Are we designing for engagement, or just filling time slots?

Most event organisers build agendas that look strong on paper but fail to hold attention once the sessions begin. The issue is rarely the quality of the speakers; it’s the way the day is structured. In this blog, we’ll break down practical conference engagement ideas and smarter agenda shifts that help attendees stay attentive and involved throughout the day.

  1. Turn Your 60-Minute Session Into Two Focus Cycles

According to most studies, the average adult has a maximum attention span of about 20 minutes for continuous focus. This is one of the reasons TED Talks are capped at 18 minutes. The format works because it respects how attention naturally rises and falls instead of assuming it stays constant.

Now, of course, not every conference session can be 18 minutes long. Some topics require more depth. But if a session needs to run 40 to 60 minutes, it should not be delivered as one uninterrupted block. It should be structured around the 20-minute attention cycle.

Here’s how to design longer sessions strategically:

  • Break longer sessions into defined segments: Replace a 45-minute lecture with 20 minutes of focused content, followed by a short reset such as reflection or Q&A, then another 20-minute segment.
  • Build in micro-transitions: Add a 3 to 5 minute pause to help attendees mentally consolidate what they have heard before moving to the next idea.
  • Design 60-minute sessions as two high-impact segments: Structure them like two 18-minute talks with a buffer in between rather than one extended presentation.

When longer sessions are segmented this way, attention does not slowly erode over time. It renews. And that renewal is what keeps engagement steady from start to finish.

Recommended Reading:

Segmenting sessions helps, but long-term impact requires reinforcement. Read about the forgetting curve to understand how memory decay affects conferences.
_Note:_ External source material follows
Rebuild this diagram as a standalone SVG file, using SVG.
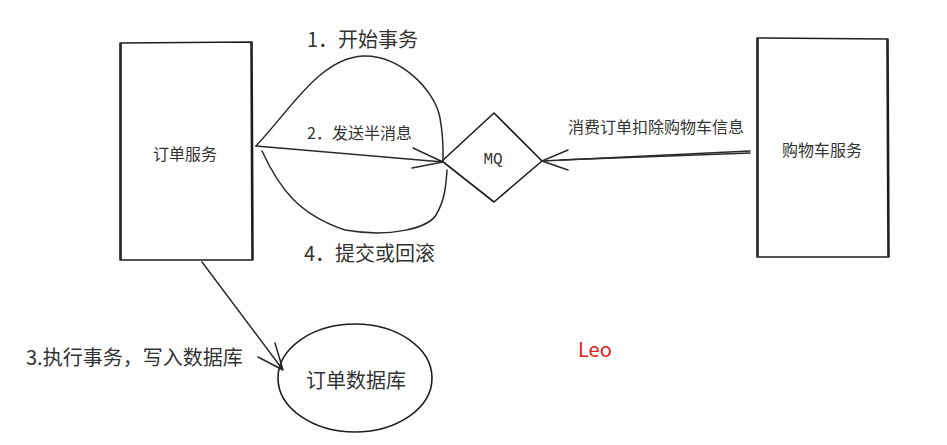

  1. Build 10-Minute Recovery Breaks Into Your Agenda

Microsoft’s EEG study revealed that when attendees sit through back-to-back sessions, their beta wave activity rises continuously. That is measurable stress buildup happening in real time. But when researchers introduced 10-minute meditation breaks between sessions, beta waves reset.

The takeaway?

Breaks are not empty space in the agenda; they are cognitive restoration periods.

If you want sustained engagement throughout the day, breaks must be designed as deliberately as sessions.

  • Schedule Recovery Buffers: Schedule 10-15 minute buffers between content-heavy blocks instead of stacking 60-90 minute sessions back to back.
  • Design for Recalibration: Use quiet zones, light movement areas, or short guided resets to help attendees mentally recalibrate rather than leaving the gap unstructured.
  • Protect the reset window: Do not allow sessions to overrun or networking to spill into recovery time. Breaks only restore attention when they are consistent and uninterrupted.

When you build in proper breaks, attendees enter each new session with a reset brain state. They are not carrying cognitive fatigue from the previous talk. They can focus on what is being said instead of fighting exhaustion just to stay present.

  1. Align Your Agenda With Natural Energy Cycles

Energy and attention shift throughout the day. Instead of treating every session slot the same, design your agenda around when the brain is naturally ready for certain types of work.

  • 9:00 AM to 11:00 AM: Attention, reasoning, and problem-solving ability are at their strongest during this window. Use this time for dense keynotes, technical deep-dives, strategic frameworks, and high-level industry forecasts.

  • 12:00 PM to 2:00 PM: After lunch, energy naturally dips, and passive listening becomes harder to sustain. Schedule lighter panels, moderated discussions, fireside chats, or structured networking during this period.

  • 2:00 PM to 4:00 PM: Energy begins to recover, but engagement depends on stimulation. This is the ideal window for workshops, breakout sessions, hands-on labs, or collaborative problem-solving.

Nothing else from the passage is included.